▶ Short task:
Without the images, write out all of the following entries exactly.
● ● ● ● ●
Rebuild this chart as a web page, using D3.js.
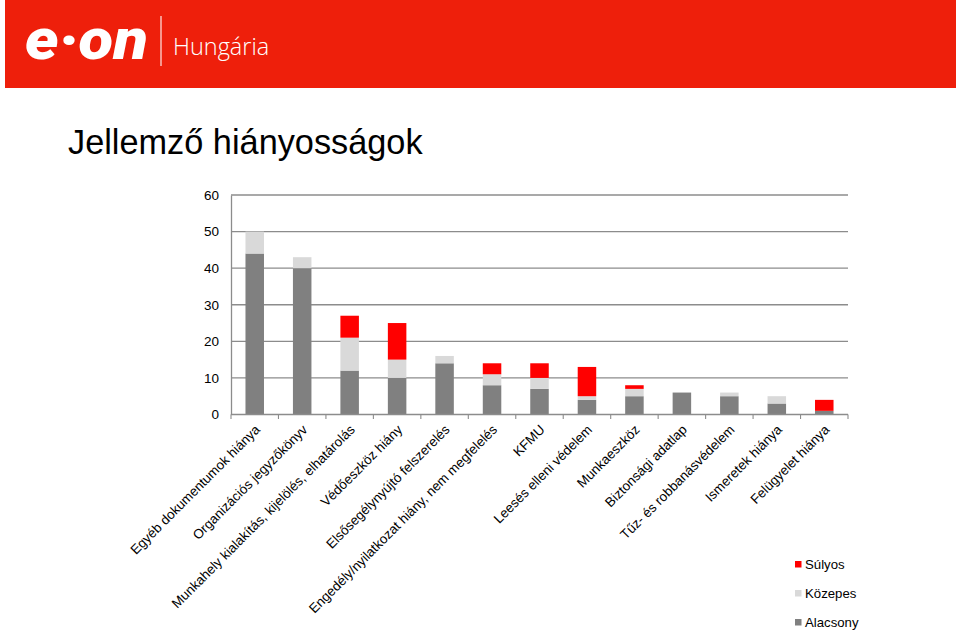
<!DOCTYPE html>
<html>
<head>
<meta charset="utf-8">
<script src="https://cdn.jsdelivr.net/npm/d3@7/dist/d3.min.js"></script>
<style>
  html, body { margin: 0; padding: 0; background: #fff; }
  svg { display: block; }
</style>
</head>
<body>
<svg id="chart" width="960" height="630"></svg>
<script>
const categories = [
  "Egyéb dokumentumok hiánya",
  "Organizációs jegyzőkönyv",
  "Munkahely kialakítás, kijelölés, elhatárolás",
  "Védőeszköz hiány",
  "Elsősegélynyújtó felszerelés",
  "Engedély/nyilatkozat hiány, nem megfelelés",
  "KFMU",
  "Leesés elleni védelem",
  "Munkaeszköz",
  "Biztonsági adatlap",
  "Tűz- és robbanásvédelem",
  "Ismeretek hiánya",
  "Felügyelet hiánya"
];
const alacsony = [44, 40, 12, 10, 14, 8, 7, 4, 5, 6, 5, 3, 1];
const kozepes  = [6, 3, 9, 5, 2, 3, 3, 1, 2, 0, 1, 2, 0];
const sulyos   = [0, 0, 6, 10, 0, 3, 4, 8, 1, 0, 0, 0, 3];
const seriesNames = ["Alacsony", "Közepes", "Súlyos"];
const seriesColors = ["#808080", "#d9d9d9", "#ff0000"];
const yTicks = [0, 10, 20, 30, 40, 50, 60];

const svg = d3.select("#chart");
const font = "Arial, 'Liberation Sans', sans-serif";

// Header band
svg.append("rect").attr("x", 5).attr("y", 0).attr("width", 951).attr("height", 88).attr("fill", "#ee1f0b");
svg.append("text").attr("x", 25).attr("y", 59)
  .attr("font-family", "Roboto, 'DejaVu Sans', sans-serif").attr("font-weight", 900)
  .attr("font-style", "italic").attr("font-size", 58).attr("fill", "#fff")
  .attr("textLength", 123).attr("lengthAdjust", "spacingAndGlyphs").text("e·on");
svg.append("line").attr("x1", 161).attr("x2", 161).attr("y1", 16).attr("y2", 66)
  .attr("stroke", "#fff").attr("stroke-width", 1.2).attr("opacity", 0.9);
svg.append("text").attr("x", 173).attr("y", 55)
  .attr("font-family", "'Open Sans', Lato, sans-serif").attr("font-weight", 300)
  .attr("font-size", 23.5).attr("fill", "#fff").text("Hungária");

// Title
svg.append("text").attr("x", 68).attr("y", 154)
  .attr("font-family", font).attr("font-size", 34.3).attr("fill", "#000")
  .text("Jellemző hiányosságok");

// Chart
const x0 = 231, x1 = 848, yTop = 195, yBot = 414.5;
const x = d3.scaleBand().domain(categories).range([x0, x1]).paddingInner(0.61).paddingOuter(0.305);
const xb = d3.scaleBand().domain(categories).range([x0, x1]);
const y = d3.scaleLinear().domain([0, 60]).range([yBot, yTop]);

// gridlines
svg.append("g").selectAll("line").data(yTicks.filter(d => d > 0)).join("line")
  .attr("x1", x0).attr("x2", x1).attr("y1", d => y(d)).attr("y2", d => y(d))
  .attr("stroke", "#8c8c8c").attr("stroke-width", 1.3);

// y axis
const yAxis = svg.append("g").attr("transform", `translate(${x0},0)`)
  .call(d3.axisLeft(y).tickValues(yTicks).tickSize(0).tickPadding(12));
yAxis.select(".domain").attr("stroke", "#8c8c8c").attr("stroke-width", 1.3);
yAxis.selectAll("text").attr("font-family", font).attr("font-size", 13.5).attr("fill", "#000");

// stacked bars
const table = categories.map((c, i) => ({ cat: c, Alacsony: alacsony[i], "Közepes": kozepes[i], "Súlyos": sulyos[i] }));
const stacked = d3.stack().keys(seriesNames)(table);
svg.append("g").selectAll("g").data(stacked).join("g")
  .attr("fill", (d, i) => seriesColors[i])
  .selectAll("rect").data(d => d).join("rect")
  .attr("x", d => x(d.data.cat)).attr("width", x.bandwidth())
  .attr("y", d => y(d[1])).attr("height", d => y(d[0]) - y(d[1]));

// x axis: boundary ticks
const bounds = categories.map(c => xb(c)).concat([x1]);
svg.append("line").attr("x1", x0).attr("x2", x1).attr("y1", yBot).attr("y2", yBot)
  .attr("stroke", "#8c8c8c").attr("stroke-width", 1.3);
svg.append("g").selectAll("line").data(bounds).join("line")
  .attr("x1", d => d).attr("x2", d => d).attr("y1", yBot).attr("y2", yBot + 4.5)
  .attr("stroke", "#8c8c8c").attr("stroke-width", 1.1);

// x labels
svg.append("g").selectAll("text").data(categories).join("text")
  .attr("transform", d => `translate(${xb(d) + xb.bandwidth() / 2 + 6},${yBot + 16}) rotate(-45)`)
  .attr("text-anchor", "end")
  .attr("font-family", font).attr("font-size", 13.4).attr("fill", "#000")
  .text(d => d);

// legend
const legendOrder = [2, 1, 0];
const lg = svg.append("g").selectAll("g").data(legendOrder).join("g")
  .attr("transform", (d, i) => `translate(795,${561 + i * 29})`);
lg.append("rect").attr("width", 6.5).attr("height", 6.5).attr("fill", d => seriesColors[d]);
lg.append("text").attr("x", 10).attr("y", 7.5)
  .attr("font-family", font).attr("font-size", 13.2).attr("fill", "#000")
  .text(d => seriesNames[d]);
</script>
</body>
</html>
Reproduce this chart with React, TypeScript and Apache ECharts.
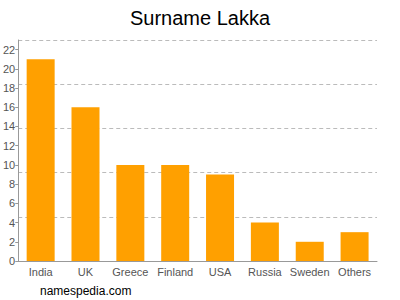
● ● ● ● ●
▶ Final result:
Rebuild this chart as a web page, using D3.js.
<!DOCTYPE html>
<html>
<head>
<meta charset="utf-8">
<script src="https://cdn.jsdelivr.net/npm/d3@7/dist/d3.min.js"></script>
<style>
  html, body { margin: 0; padding: 0; background: #fff; }
  svg { display: block; }
</style>
</head>
<body>
<svg id="chart" width="960" height="630"></svg>
<script>
const categories = [
  "Egyéb dokumentumok hiánya",
  "Organizációs jegyzőkönyv",
  "Munkahely kialakítás, kijelölés, elhatárolás",
  "Védőeszköz hiány",
  "Elsősegélynyújtó felszerelés",
  "Engedély/nyilatkozat hiány, nem megfelelés",
  "KFMU",
  "Leesés elleni védelem",
  "Munkaeszköz",
  "Biztonsági adatlap",
  "Tűz- és robbanásvédelem",
  "Ismeretek hiánya",
  "Felügyelet hiánya"
];
const alacsony = [44, 40, 12, 10, 14, 8, 7, 4, 5, 6, 5, 3, 1];
const kozepes  = [6, 3, 9, 5, 2, 3, 3, 1, 2, 0, 1, 2, 0];
const sulyos   = [0, 0, 6, 10, 0, 3, 4, 8, 1, 0, 0, 0, 3];
const seriesNames = ["Alacsony", "Közepes", "Súlyos"];
const seriesColors = ["#808080", "#d9d9d9", "#ff0000"];
const yTicks = [0, 10, 20, 30, 40, 50, 60];

const svg = d3.select("#chart");
const font = "Arial, 'Liberation Sans', sans-serif";

// Header band
svg.append("rect").attr("x", 5).attr("y", 0).attr("width", 951).attr("height", 88).attr("fill", "#ee1f0b");
svg.append("text").attr("x", 25).attr("y", 59)
  .attr("font-family", "Roboto, 'DejaVu Sans', sans-serif").attr("font-weight", 900)
  .attr("font-style", "italic").attr("font-size", 58).attr("fill", "#fff")
  .attr("textLength", 123).attr("lengthAdjust", "spacingAndGlyphs").text("e·on");
svg.append("line").attr("x1", 161).attr("x2", 161).attr("y1", 16).attr("y2", 66)
  .attr("stroke", "#fff").attr("stroke-width", 1.2).attr("opacity", 0.9);
svg.append("text").attr("x", 173).attr("y", 55)
  .attr("font-family", "'Open Sans', Lato, sans-serif").attr("font-weight", 300)
  .attr("font-size", 23.5).attr("fill", "#fff").text("Hungária");

// Title
svg.append("text").attr("x", 68).attr("y", 154)
  .attr("font-family", font).attr("font-size", 34.3).attr("fill", "#000")
  .text("Jellemző hiányosságok");

// Chart
const x0 = 231, x1 = 848, yTop = 195, yBot = 414.5;
const x = d3.scaleBand().domain(categories).range([x0, x1]).paddingInner(0.61).paddingOuter(0.305);
const xb = d3.scaleBand().domain(categories).range([x0, x1]);
const y = d3.scaleLinear().domain([0, 60]).range([yBot, yTop]);

// gridlines
svg.append("g").selectAll("line").data(yTicks.filter(d => d > 0)).join("line")
  .attr("x1", x0).attr("x2", x1).attr("y1", d => y(d)).attr("y2", d => y(d))
  .attr("stroke", "#8c8c8c").attr("stroke-width", 1.3);

// y axis
const yAxis = svg.append("g").attr("transform", `translate(${x0},0)`)
  .call(d3.axisLeft(y).tickValues(yTicks).tickSize(0).tickPadding(12));
yAxis.select(".domain").attr("stroke", "#8c8c8c").attr("stroke-width", 1.3);
yAxis.selectAll("text").attr("font-family", font).attr("font-size", 13.5).attr("fill", "#000");

// stacked bars
const table = categories.map((c, i) => ({ cat: c, Alacsony: alacsony[i], "Közepes": kozepes[i], "Súlyos": sulyos[i] }));
const stacked = d3.stack().keys(seriesNames)(table);
svg.append("g").selectAll("g").data(stacked).join("g")
  .attr("fill", (d, i) => seriesColors[i])
  .selectAll("rect").data(d => d).join("rect")
  .attr("x", d => x(d.data.cat)).attr("width", x.bandwidth())
  .attr("y", d => y(d[1])).attr("height", d => y(d[0]) - y(d[1]));

// x axis: boundary ticks
const bounds = categories.map(c => xb(c)).concat([x1]);
svg.append("line").attr("x1", x0).attr("x2", x1).attr("y1", yBot).attr("y2", yBot)
  .attr("stroke", "#8c8c8c").attr("stroke-width", 1.3);
svg.append("g").selectAll("line").data(bounds).join("line")
  .attr("x1", d => d).attr("x2", d => d).attr("y1", yBot).attr("y2", yBot + 4.5)
  .attr("stroke", "#8c8c8c").attr("stroke-width", 1.1);

// x labels
svg.append("g").selectAll("text").data(categories).join("text")
  .attr("transform", d => `translate(${xb(d) + xb.bandwidth() / 2 + 6},${yBot + 16}) rotate(-45)`)
  .attr("text-anchor", "end")
  .attr("font-family", font).attr("font-size", 13.4).attr("fill", "#000")
  .text(d => d);

// legend
const legendOrder = [2, 1, 0];
const lg = svg.append("g").selectAll("g").data(legendOrder).join("g")
  .attr("transform", (d, i) => `translate(795,${561 + i * 29})`);
lg.append("rect").attr("width", 6.5).attr("height", 6.5).attr("fill", d => seriesColors[d]);
lg.append("text").attr("x", 10).attr("y", 7.5)
  .attr("font-family", font).attr("font-size", 13.2).attr("fill", "#000")
  .text(d => seriesNames[d]);
</script>
</body>
</html>
Reproduce this chart with React, TypeScript and Apache ECharts.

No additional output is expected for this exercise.